The game is generally made up of four parts: gambling, fighting, racing, and partying. Each one of those parts has a core faction and raising your reputation with each will earn you unlockable rewards. The Aces are the high stake gamblers and what would a game about Vegas be without any gambling? At your disposal are popular card games like Blackjack and Texas-Hold’em. Not being a guy of high morality, you’re perfectly able to do a little cheating… just don’t get caught! Your inside guy seems to have marked the cards in the decks and you just happen to have a pair of sunglasses that will help you pick them out. With shades in place, you’ll be able to see markings that give you a general idea of what a card might be (high, mid, or low), so cheating doesn’t necessarily mean that you’ve got a free ride. Leave them on too long and the pit bosses that roam the floor are likely to give you the boot. Slot machines have a lower payoff, but you can make them a little “looser” through a hacking mini-game.

The Clubs faction, quite simply, are the partygoers that inhabit the many swanky clubs that litter the city. Your job is to get the party started. In the demo, we approached the hipster ponytail adorned DJ chick that was commanding the turntables in one of the lower-level clubs, Club Aqua. Our task, she says, is to do whatever we can to bring in the crowds and get the place hopping. What that means in game-terms is that you have to earn a set amount of points in the club in a specified amount of time. As it turns out, there are a few ways to make that happen, and getting out there on the dance floor and showing off your rad moves is probably the most important. Simple timed button combinations will have you cutting the rug with the best of them. Fill up your buzz meter and you can enthrall the throngs of dancers by leading them in your very own synchronized dancing show. As with any club, “undesirables” sometimes need to be shown the door - and you wear many hats – so introducing the offending party to your two fists will also raise your buzz meter and gain you party points. The interesting thing is that as you become more and more successful in your maneuvers you can actually see the club filling up with more people, including a few who seem to cheer on your every move. And what’s a happening nightclub without drinks? You can also tend the bar in yet another mini-game, offering up drinks, a light, and introduce the face of drunken patrons to the top of the bar. Build your points to a high enough level and you can even drum up a wet t-shirt contest mini-game. Three well-endowed females approach the bar and you get a few moments to hose down their cut-off shirts with the bar’s soda-gun. An interesting use of the physics engine, to be sure. Incidentally, it’s entirely possible for you to reach a state of drunkenness yourself and you’ll be treated to an appropriately fuzzy viewpoint. Your character will begin to stumble around comically on the dance floor and your sole relief is a visit to the nearest men’s room. Yep, that’s in there too. Cut it too close and you’ll be soaking your shoes in your own vomit… and I rather doubt that’s going to gain you many points.

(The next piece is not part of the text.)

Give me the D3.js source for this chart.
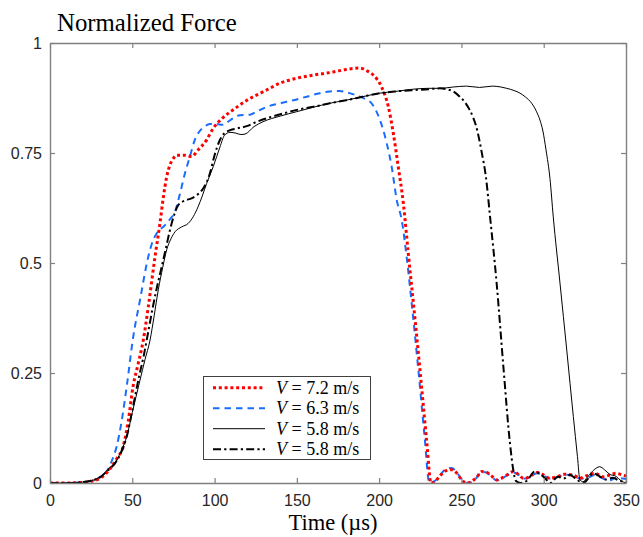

Fighting is a part of Vegas that I’m sure city officials haven’t included in their tourist guides, but in a game… what could be more entertaining? The Hearts are the old-school crowd that evokes images of the famed Rat Pack: Sammy, Frank, Dean, and gang and you’ll meet one or two characters along those lines as you put your fists to the test. The fighting portion of the demo we played dropped us off in front of the Olympus Casino and pitted our character against angry bachelors and various thugs. By far, the funniest wave of baddies was the big-headed casino mascots. The action is pretty simple to handle, with buttons assigned to attack, block, and grapple. You can also pull off charge attacks and, once you fill up your buzz meter, a super attack that’ll knock your opponent up into the air and on his back in glorious slow motion. Like the club portion of the game, your success is mirrored in the world by increasingly larger crowds cheering on your antics.

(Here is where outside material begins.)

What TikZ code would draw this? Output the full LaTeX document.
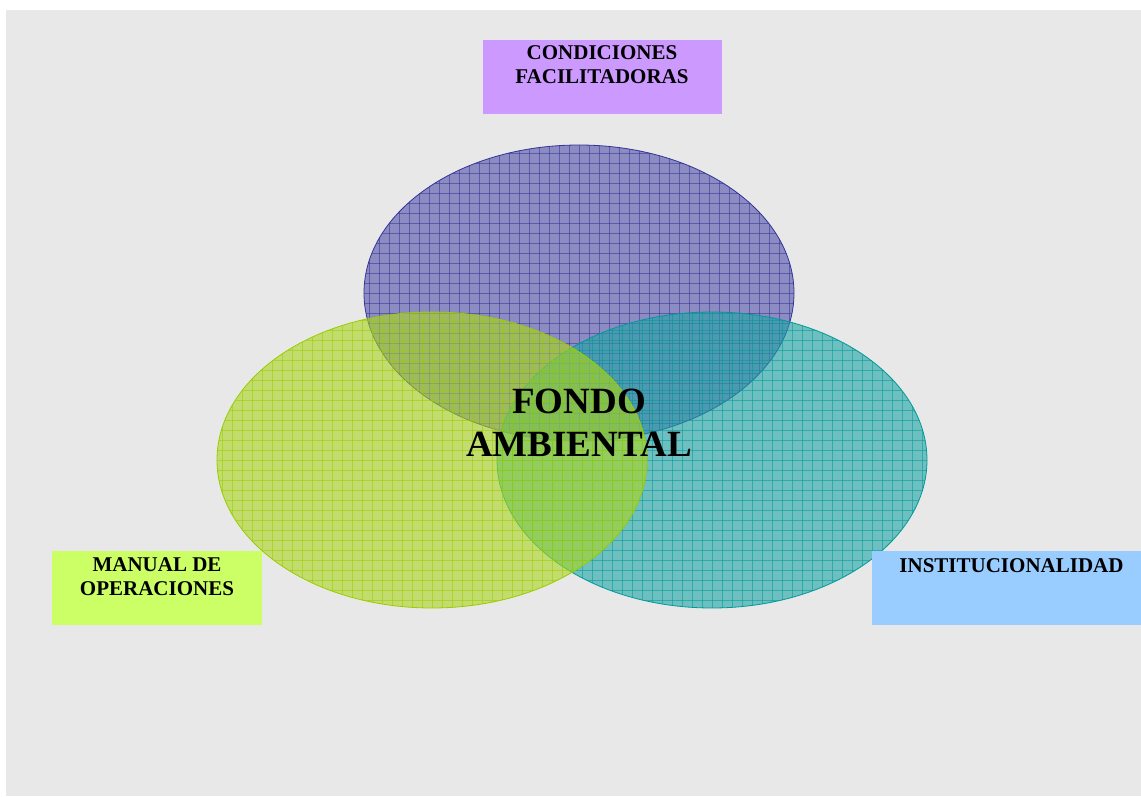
\documentclass[tikz,border=0pt]{standalone}
\usepackage{fontspec}
\setmainfont{Liberation Serif}
\begin{document}
\begin{tikzpicture}[x=1pt,y=-1pt,
  labelbox/.style={draw=none,inner sep=0pt,anchor=north west},
  labeltext/.style={inner sep=0pt,anchor=base,align=center,
    font=\bfseries\fontsize{21}{24}\selectfont},
  ringfill/.style={fill opacity=0.6},
  gridline/.style={line width=0.7pt,opacity=0.55}]
\definecolor{bgray}{RGB}{232,232,232}
\definecolor{purpleA}{RGB}{80,80,170}
\definecolor{purpleL}{RGB}{51,51,153}
\definecolor{greenA}{RGB}{170,215,29}
\definecolor{greenL}{RGB}{153,204,0}
\definecolor{tealA}{RGB}{30,164,164}
\definecolor{tealL}{RGB}{0,153,153}
\definecolor{boxlilac}{RGB}{204,153,255}
\definecolor{boxlime}{RGB}{204,255,102}
\definecolor{boxsky}{RGB}{153,204,255}

\useasboundingbox (0,0) rectangle (1141,797);
\fill[white] (0,0) rectangle (1141,797);
\fill[bgray] (6,10) rectangle (1141,796);

% three overlapping ellipses, each with a fine grid texture
\foreach \cx/\cy/\fc/\lc in {579/293/purpleA/purpleL, 712/460/tealA/tealL, 432/460/greenA/greenL}{
  \fill[\fc,ringfill] (\cx,\cy) ellipse [x radius=215, y radius=148];
  \begin{scope}
    \clip (\cx,\cy) ellipse [x radius=215, y radius=148];
    \foreach \d in {-220,-210,...,220}{
      \draw[\lc,gridline] (\cx+\d,\cy-150) -- (\cx+\d,\cy+150);
    }
    \foreach \d in {-150,-140,...,150}{
      \draw[\lc,gridline] (\cx-220,\cy+\d) -- (\cx+220,\cy+\d);
    }
  \end{scope}
  \draw[\lc,line width=0.8pt] (\cx,\cy) ellipse [x radius=215, y radius=148];
}

% label boxes
\node[labelbox,fill=boxlilac,minimum width=239,minimum height=74] (cfbox) at (483,40) {};
\node[labeltext] (cf) at (602,84) {CONDICIONES\\FACILITADORAS};

\node[labelbox,fill=boxlime,minimum width=210,minimum height=74] (mobox) at (52,551) {};
\node[labeltext] (mo) at (157,595) {MANUAL DE\\OPERACIONES};

\node[labelbox,fill=boxsky,minimum width=269,minimum height=74] (inbox) at (872,551) {};
\node[labeltext] (in) at (1011.5,572) {INSTITUCIONALIDAD};

% central title
\node[inner sep=0pt,anchor=base,align=center,
  font=\bfseries\fontsize{37}{43}\selectfont] (fa) at (579,456) {FONDO\\AMBIENTAL};
\end{tikzpicture}
\end{document}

Sadly, we weren’t able to preview the racing portion of the game, but I assume that the Spades play a role there. That group consists of various rockers, punks, and low-lifes. All in all, each portion of the game clearly doesn’t take itself seriously, so I’d expect a similar element of irreverence and cheating to take place in the driving games. Nor were we able to really sample the open world feel that the final game promises. Putting together a demo for an open world type game is no easy feat.

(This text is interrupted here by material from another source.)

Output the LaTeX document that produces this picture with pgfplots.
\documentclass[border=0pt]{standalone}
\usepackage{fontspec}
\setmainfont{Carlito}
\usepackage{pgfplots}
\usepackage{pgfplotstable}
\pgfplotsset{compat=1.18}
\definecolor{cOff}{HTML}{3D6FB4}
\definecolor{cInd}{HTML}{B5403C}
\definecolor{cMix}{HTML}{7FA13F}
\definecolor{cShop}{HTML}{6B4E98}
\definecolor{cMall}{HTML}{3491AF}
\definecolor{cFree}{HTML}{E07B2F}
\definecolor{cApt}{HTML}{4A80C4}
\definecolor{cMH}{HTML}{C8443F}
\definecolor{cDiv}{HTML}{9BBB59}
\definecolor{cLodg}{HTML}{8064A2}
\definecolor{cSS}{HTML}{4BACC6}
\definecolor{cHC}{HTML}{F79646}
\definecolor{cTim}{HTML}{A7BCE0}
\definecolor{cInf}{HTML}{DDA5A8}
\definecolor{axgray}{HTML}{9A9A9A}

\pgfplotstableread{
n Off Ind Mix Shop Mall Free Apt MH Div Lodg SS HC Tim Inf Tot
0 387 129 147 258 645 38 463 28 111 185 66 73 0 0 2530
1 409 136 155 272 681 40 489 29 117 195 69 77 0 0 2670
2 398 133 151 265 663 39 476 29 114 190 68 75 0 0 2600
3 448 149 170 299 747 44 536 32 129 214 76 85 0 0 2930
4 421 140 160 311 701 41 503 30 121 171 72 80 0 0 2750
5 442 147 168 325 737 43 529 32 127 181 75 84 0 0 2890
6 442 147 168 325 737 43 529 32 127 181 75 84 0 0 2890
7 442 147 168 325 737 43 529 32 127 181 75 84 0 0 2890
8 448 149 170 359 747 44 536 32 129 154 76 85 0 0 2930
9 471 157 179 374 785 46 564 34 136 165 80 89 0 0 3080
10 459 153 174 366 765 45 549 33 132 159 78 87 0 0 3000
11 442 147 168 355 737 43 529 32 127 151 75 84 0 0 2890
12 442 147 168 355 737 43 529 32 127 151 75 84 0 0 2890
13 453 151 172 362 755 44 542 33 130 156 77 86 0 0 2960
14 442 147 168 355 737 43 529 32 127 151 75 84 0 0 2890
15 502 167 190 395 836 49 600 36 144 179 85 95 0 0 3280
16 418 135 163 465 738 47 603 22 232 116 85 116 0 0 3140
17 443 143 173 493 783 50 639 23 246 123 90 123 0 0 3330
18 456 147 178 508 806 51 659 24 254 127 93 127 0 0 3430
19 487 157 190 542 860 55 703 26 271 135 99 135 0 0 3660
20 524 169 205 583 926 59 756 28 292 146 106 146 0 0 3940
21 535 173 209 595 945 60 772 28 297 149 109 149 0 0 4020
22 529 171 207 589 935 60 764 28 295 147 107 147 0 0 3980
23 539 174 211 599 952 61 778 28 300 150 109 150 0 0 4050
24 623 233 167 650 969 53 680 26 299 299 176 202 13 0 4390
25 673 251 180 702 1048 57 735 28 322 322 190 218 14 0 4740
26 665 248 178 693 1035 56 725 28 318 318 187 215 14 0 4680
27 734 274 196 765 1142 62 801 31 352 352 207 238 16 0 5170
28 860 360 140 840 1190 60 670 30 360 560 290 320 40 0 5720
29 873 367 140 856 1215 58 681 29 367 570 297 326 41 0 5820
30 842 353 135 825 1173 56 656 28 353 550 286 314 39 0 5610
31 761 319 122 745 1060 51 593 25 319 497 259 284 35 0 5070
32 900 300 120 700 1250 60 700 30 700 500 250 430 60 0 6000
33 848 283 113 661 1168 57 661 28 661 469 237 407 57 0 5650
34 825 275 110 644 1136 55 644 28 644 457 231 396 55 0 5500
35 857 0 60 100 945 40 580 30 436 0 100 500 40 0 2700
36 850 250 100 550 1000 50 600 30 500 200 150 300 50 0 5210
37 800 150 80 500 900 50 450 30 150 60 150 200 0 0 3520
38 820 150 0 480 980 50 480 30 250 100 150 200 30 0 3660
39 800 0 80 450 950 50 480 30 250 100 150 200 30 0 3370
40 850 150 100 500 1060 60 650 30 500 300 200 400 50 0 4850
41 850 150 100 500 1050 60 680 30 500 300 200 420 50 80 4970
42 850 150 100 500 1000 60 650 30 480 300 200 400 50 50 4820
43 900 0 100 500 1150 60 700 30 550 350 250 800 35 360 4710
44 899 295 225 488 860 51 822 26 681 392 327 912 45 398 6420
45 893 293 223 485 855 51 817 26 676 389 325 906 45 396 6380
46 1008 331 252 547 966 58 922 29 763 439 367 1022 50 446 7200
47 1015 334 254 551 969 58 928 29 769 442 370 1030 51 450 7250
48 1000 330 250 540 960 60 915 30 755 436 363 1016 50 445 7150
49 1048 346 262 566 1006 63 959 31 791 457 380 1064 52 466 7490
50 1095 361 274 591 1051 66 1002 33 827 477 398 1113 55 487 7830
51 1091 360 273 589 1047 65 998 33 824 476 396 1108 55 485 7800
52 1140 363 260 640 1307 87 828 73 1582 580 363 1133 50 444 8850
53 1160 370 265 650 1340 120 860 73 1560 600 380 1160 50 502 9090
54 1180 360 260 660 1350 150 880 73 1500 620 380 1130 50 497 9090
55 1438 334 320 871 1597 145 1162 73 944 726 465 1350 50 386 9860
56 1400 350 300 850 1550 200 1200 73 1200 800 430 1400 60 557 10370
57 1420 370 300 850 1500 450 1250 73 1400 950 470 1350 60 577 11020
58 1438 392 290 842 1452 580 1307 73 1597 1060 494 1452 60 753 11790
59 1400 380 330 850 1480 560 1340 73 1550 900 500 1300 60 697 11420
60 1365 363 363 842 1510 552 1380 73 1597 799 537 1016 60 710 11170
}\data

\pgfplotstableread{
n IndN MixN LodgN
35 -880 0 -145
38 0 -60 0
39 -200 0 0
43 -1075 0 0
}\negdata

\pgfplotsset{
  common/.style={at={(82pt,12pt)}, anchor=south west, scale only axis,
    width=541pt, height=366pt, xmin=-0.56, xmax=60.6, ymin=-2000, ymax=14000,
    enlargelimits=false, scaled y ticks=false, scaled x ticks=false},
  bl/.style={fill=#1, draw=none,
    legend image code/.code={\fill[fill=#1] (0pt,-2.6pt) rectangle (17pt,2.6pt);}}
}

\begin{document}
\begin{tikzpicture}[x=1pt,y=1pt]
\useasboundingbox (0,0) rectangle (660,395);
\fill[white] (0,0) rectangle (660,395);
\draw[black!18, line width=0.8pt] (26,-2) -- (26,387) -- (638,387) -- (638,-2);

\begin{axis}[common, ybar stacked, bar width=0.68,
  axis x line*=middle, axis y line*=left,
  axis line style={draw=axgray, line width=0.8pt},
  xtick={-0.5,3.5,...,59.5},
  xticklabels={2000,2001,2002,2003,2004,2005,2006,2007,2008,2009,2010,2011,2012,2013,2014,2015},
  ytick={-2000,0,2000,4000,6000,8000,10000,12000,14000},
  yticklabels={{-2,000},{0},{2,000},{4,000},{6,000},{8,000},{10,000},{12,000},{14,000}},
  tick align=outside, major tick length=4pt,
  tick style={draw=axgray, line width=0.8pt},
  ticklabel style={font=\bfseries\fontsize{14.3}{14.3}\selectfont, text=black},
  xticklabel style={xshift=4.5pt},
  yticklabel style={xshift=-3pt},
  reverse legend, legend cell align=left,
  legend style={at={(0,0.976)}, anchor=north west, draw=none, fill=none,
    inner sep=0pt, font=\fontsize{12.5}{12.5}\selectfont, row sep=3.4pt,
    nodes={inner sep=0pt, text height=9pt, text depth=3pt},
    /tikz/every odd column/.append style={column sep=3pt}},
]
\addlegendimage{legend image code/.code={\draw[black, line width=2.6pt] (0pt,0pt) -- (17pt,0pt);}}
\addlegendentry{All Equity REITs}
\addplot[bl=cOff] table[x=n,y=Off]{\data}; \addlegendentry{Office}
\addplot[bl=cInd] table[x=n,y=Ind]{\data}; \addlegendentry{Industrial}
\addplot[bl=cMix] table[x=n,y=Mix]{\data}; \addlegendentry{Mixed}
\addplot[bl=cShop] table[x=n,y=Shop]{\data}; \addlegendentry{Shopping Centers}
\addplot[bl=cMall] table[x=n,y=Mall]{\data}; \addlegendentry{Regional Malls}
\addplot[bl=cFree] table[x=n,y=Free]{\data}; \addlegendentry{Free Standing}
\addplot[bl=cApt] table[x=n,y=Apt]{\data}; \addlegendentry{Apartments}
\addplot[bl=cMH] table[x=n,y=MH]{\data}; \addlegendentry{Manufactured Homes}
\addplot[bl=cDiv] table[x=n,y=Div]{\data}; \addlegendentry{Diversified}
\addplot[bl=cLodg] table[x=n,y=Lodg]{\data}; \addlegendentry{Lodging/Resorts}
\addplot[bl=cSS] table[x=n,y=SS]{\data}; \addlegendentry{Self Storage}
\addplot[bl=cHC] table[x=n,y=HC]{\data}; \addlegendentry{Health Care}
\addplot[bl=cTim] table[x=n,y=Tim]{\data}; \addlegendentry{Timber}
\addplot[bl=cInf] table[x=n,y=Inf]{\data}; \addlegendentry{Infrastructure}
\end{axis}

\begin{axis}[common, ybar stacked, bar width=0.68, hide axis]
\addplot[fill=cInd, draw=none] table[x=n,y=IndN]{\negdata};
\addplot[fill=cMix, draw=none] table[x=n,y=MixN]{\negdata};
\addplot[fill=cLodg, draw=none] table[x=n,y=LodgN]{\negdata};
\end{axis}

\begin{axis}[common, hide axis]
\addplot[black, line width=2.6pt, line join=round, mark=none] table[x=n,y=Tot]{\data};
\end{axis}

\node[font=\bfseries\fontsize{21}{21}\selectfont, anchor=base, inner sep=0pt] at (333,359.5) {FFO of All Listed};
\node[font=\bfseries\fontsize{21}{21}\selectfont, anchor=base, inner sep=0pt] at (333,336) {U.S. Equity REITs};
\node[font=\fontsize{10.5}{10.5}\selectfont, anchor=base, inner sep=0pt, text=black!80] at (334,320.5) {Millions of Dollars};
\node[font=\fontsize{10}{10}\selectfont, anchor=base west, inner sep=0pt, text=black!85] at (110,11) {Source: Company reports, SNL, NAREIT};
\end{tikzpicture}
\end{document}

This is Vegas is a literal smorgasbord of action; just about any gamer could find entertainment in any segment of the game. The challenge will be in seeing if the many pieces come together in such a way that those same people can enjoy all aspects equally. If not equally, at least skip through or tolerate them. The storyline will go a long way towards obtaining the “buy-in” from many and it’s good to see a professional comedic writer taking charge of that task. If the gameplay really comes together in the open-world style that Surreal is shooting for, This is Vegas could make some serious waves. We look forward to seeing the final game this winter.